I spent more time with the MOOC this week than I planned because it was fun and creating artifacts is really very time-consuming. I am looking forward to week 3 and hopefully, I’ll find the time to try Bazaar meetings.

 

Learning Analytics MOOC – Week 1

The Horizon Report Higher Education 2014 sees Learning Analytics in the Time-to-Adoption Horizon as „One Year or Less“ (in the Report 2013 it was „Two to Three Years“), so the topic LA is quite an interesting one for Educators.

However, Learning Analytics (LA) is a term which needs definition – The Society for Learning Analytics Research defines it as „the measurement, collection, analysis and reporting of data about learners and their contexts, for purposes of understanding and optimizing learning and the environments in which it occurs“.

The slide at 3:00 min shows that it’s a good idea to know more about LA: „Data trails reveals our sentiments, our attitudes, our social connections, our intentions, what we know, how we learn and what we might do next“.

I really liked the link to the fulltext article „Educational Data Mining and Learning Analytics“ (Baker & Siemens 2014) as it gives an introduction and overview of the field (graduate programs, journals, conferences, methods & tools, differences between Educational Data Mining, EDM, and LA research communities).
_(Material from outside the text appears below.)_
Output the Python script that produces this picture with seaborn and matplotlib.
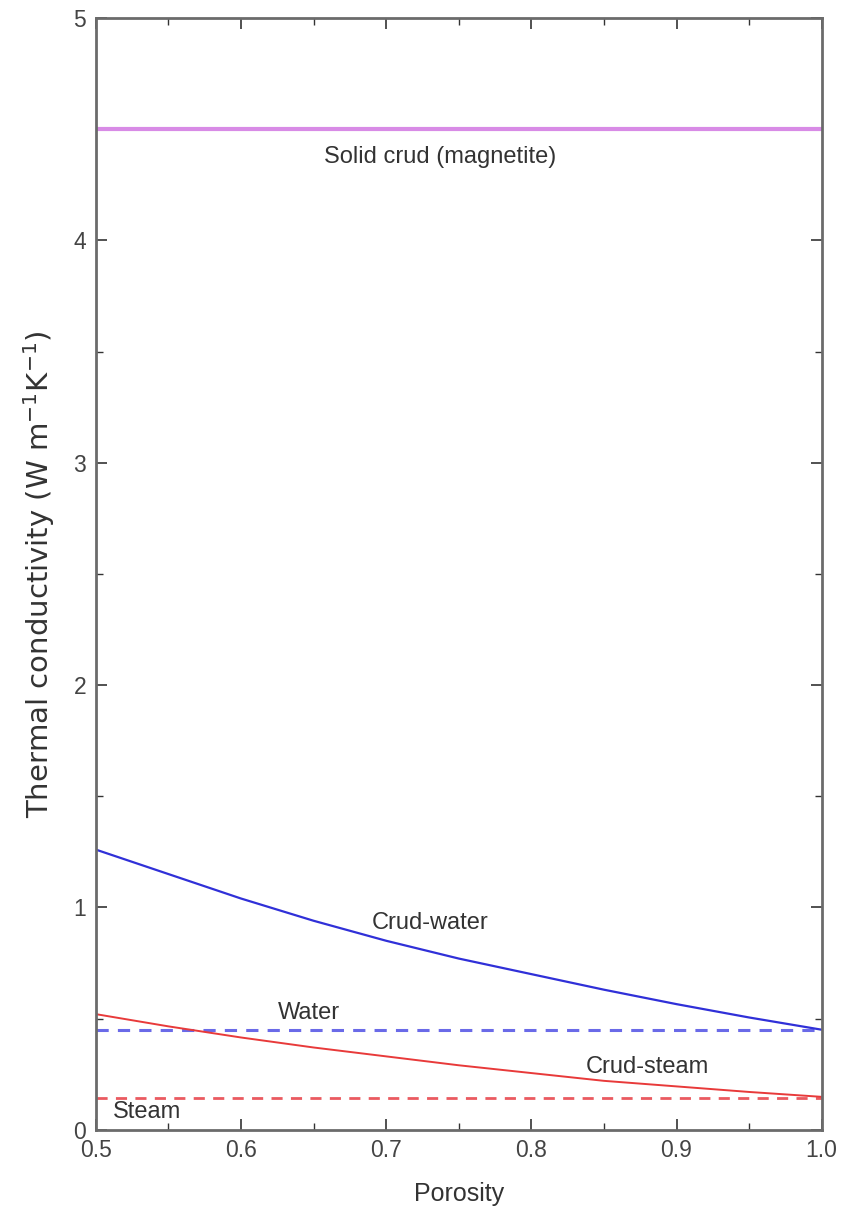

The reasons of the growing use of LA are cited as „a substantial increase in data quantity, improved data formats, advances in computing, and increased sophistication of tools available for analytics“.

What about software (analytics / research tools)? I try to remember that for single functionality there is NodeXL and Gephi whereas integrated suites would be SAS, IBM BI Analytics suite and Pentaho. Open Socurce tools are R and Weka and in our course we will focus on Tableau, Gephi, RapidMiner and LightSide. I intentionally skipped doing a tool matrix because at the moment I don’t feel like being competent enough and other things were more important to me (I decided that it’s  the kind of MOOC where I choose my learning goals).

In week 1, I spent about 5 hours with the MOOC: at first looking at the course / resources / activities in edX (plus joining one of the live hangouts until midnight local time on Tuesday) and then signing in ProSolo. My first impression of ProSolo was that is wasn’t very intuitive, so in week 2 I’ll  have a closer look at what the menus „plan, learn“, „goals, competences, activities“ mean.

I look forward to week 2 of DALMOOC and I’m curious what we will do with the Tableau software.